I've got the Super 3 XRS's and, as you may have read on some earlier posts, have had, like all of the great loves of my life, some ups and some downs! Louis himself says it best when he says that the XRS's are an unforgiving speaker, and if you read much about the single driver philosophy you know that that directness is exactly what many listeners love about single drivers: no crossovers to color the source, no "engineering" to make the source sound better at the speaker, something very pure, direct and present.

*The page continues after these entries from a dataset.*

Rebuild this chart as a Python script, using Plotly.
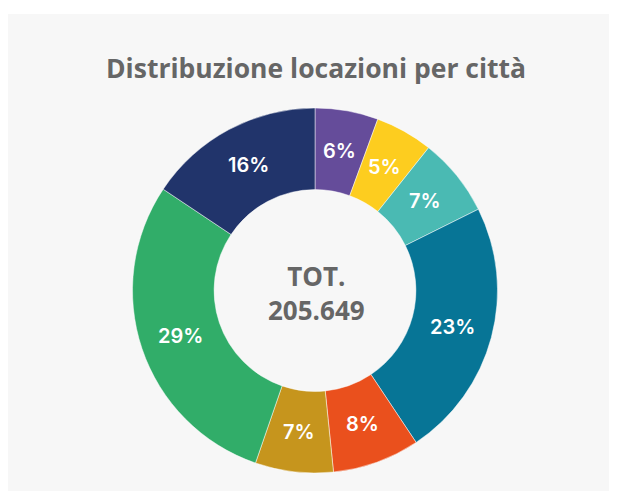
import math
import plotly.graph_objects as go

categories = ["Città 1", "Città 2", "Città 3", "Città 4", "Città 5", "Città 6", "Città 7", "Città 8"]
values = [11500, 10500, 14300, 47300, 15900, 14200, 59800, 32149]
colors = ["#654C9A", "#FDCD1F", "#4ABAB3", "#077596", "#EA501D", "#C6951D", "#31AD69", "#21346B"]
title_text = "Distribuzione locazioni per città"
center_text = "TOT.<br>205.649"

# page has an 8px body margin; figure occupies the remaining area
OFF = 8
W, H = 617 - OFF, 491 - OFF


def px(x):
    return (x - OFF) / W


def py(y):
    return (H - (y - OFF)) / H


CX, CY, R_OUT = 315.0, 290.5, 182.5
HOLE = 0.553
R_LABEL = 142.0

fig = go.Figure(go.Pie(
    labels=categories,
    values=values,
    hole=HOLE,
    sort=False,
    direction="clockwise",
    rotation=0,
    marker=dict(colors=colors, line=dict(color="rgba(255,255,255,0.6)", width=0.8)),
    textinfo="none",
    domain=dict(x=[px(CX - R_OUT), px(CX + R_OUT)], y=[py(CY + R_OUT), py(CY - R_OUT)]),
    showlegend=False,
))

# percentage labels placed at the middle of each slice (computed from values)
total = sum(values)
cum = 0.0
for v in values:
    mid = (cum + v / 2) / total * 2 * math.pi
    cum += v
    lx = CX + R_LABEL * math.sin(mid)
    ly = CY - R_LABEL * math.cos(mid)
    fig.add_annotation(text=f"{round(100 * v / total)}%", xref="paper", yref="paper",
                       x=px(lx), y=py(ly), xanchor="center", yanchor="middle", showarrow=False,
                       font=dict(family="Inter", size=20, color="white", weight=600))

fig.add_shape(type="rect", xref="paper", yref="paper",
              x0=px(7), x1=1, y0=0, y1=py(14),
              fillcolor="#F7F7F7", line=dict(width=0), layer="below")

fig.add_annotation(text=title_text, xref="paper", yref="paper",
                   x=px(316), y=py(68), xanchor="center", yanchor="middle", showarrow=False,
                   font=dict(family="Open Sans", size=26.5, color="#666666", weight=700))
fig.add_annotation(text=center_text, xref="paper", yref="paper",
                   x=px(316), y=py(293), xanchor="center", yanchor="middle", showarrow=False,
                   font=dict(family="Open Sans", size=26, color="#666666", weight=700))

fig.update_layout(width=W, height=H, margin=dict(l=0, r=0, t=0, b=0),
                  paper_bgcolor="white", plot_bgcolor="white")
fig.write_html("out.html")
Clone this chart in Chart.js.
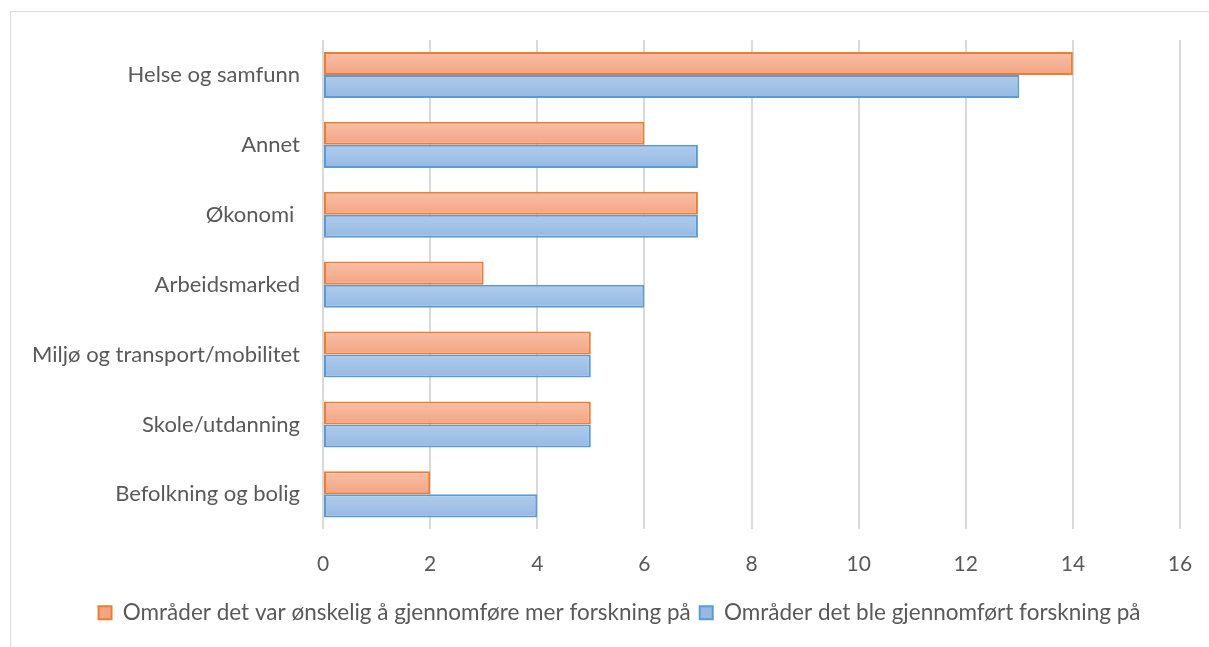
<!DOCTYPE html>
<html>
<head>
<meta charset="utf-8">
<script src="https://cdn.jsdelivr.net/npm/chart.js@4/dist/chart.umd.min.js"></script>
<style>
  html, body { margin: 0; padding: 0; background: #fff; }
  #wrap { position: relative; width: 1209px; height: 647px; overflow: hidden; }
  #frame { position: absolute; left: 10px; top: 11px; width: 1300px; height: 700px;
           border-left: 1px solid #d9d9d9; border-top: 1px solid #d9d9d9; }
  canvas { position: absolute; left: 0; top: 0; }
</style>
</head>
<body>
<div id="wrap">
  <div id="frame"></div>
  <canvas id="c" width="1209" height="647"></canvas>
</div>
<script>
const categories = [
  'Helse og samfunn',
  'Annet',
  'Økonomi ',
  'Arbeidsmarked',
  'Miljø og transport/mobilitet',
  'Skole/utdanning',
  'Befolkning og bolig'
];
const wishedSeries = [14, 6, 7, 3, 5, 5, 2];
const doneSeries = [13, 7, 7, 6, 5, 5, 4];
const seriesNames = [
  'Områder det var ønskelig å gjennomføre mer forskning på',
  'Områder det ble gjennomført forskning på'
];
const xTicks = [0, 2, 4, 6, 8, 10, 12, 14, 16];

const FONT = 'Lato, "Open Sans", sans-serif';
const TEXT = '#595959';
const CAT_FRACTION = 0.66;
const LEGEND_SHIFT = 21;

// light-to-darker vertical shading inside each bar
const barShades = [
  ['#f8c0a6', '#f3a482'],
  ['#aecbeb', '#96b9e3']
];
function shadedFill(dsIndex) {
  return (ctx) => {
    const chart = ctx.chart;
    const yScale = chart.scales.y;
    if (ctx.type !== 'data' || !chart.chartArea || !yScale) return barShades[dsIndex][0];
    const center = yScale.getPixelForValue(ctx.dataIndex);
    const half = (chart.chartArea.height / categories.length) * CAT_FRACTION / 2;
    const top = dsIndex === 0 ? center - half : center;
    const g = chart.ctx.createLinearGradient(0, top, 0, top + half);
    g.addColorStop(0, barShades[dsIndex][0]);
    g.addColorStop(1, barShades[dsIndex][1]);
    return g;
  };
}

// centre the legend under the plot rather than under the whole canvas
const legendOffset = {
  id: 'legendOffset',
  afterLayout(chart) {
    if (chart.legend) chart.legend.left += LEGEND_SHIFT * 2;
  }
};

new Chart(document.getElementById('c'), {
  type: 'bar',
  data: {
    labels: categories,
    datasets: [
      {
        label: seriesNames[0],
        data: wishedSeries,
        backgroundColor: shadedFill(0),
        borderColor: '#ed7d31',
        borderWidth: 2,
        borderSkipped: false
      },
      {
        label: seriesNames[1],
        data: doneSeries,
        backgroundColor: shadedFill(1),
        borderColor: '#5b9bd5',
        borderWidth: 2,
        borderSkipped: false
      }
    ]
  },
  options: {
    indexAxis: 'y',
    responsive: false,
    animation: false,
    layout: { padding: { left: 17, right: 29, top: 40, bottom: 13 } },
    datasets: { bar: { barPercentage: 1, categoryPercentage: CAT_FRACTION } },
    scales: {
      x: {
        min: 0, max: 16,
        afterBuildTicks: (s) => { s.ticks = xTicks.map(v => ({ value: v })); },
        afterFit: (s) => { s.height -= 6; s.paddingRight = 0; s.paddingLeft = 0; },
        grid: { color: '#d9d9d9', lineWidth: 2, drawTicks: false },
        border: { display: false },
        ticks: { color: TEXT, font: { family: FONT, size: 21 }, padding: 22 }
      },
      y: {
        grid: { display: false },
        border: { display: false },
        afterFit: (s) => { s.width = 306; },
        ticks: { color: TEXT, font: { family: FONT, size: 22 }, padding: 15 }
      }
    },
    plugins: {
      legend: {
        position: 'bottom',
        labels: {
          color: TEXT,
          font: { family: FONT, size: 22.5 },
          boxWidth: 13, boxHeight: 13,
          padding: 9
        }
      },
      tooltip: { enabled: false }
    }
  },
  plugins: [legendOffset]
});
</script>
</body>
</html>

We all remember when it was fine to throw a cruddily mastered Boston lp onto our Technics turntables and cranking up the pot on our Circuit City JVC and listening to our Cerwin Vegas thump and bump and thinking it just didn't get any better. Then we had the opportunity to play our same BOston record on someone else's hi fi system and we heard the record differently. Then we played the same record on a SUPER system and realized, sadly perhaps, that the record sounded, well, like crap, not because the system was bad but because it was so good: it emphasized the poor commercial mastering of the lp, something that had been hidden or veiled during our earlier listening sessions on our Tech/JVC/CV combo.
The XRS's, and all single driver speakers I suspect, are the end result of many listeners' attempts to strip all the muck away and attain a least the illusion of the purest sound available. It's a valid philosophy, imho, and is why I'm both keeping my XRS's after entertaining the idea of selling them and also urging you to research the 'single driver theory' more before purchasing some. I'm pretty sure we all know the danger of recommending a piece of hi fi gear unconditionally and the XRS's haven't changed my mind about this reflex of caution. They are beautiful, killer speakers that will engage your heart and your mind and really make you think long and hard about what it means to be so deeply enthralled by various performances of recorded music. They are also brutally direct in some instances and, again imho, in no way should they be called "warm". I recently had the chance to listen to some very highly regarded Spendors on my system in addition to some brand new Quad 22ls and both sounded quite a bit "warmer" that my XRS's, but also muddy, confused and bloated after my lean and mean XRS's.
I recognized then and their that I'd gone on a hi fi diet and wasn't about to dive back into the overly sweet and rich land of crossovered speakers.
BTW, some well-recorded acoustic music sounds so bloody good on my XRS's that it's creepy.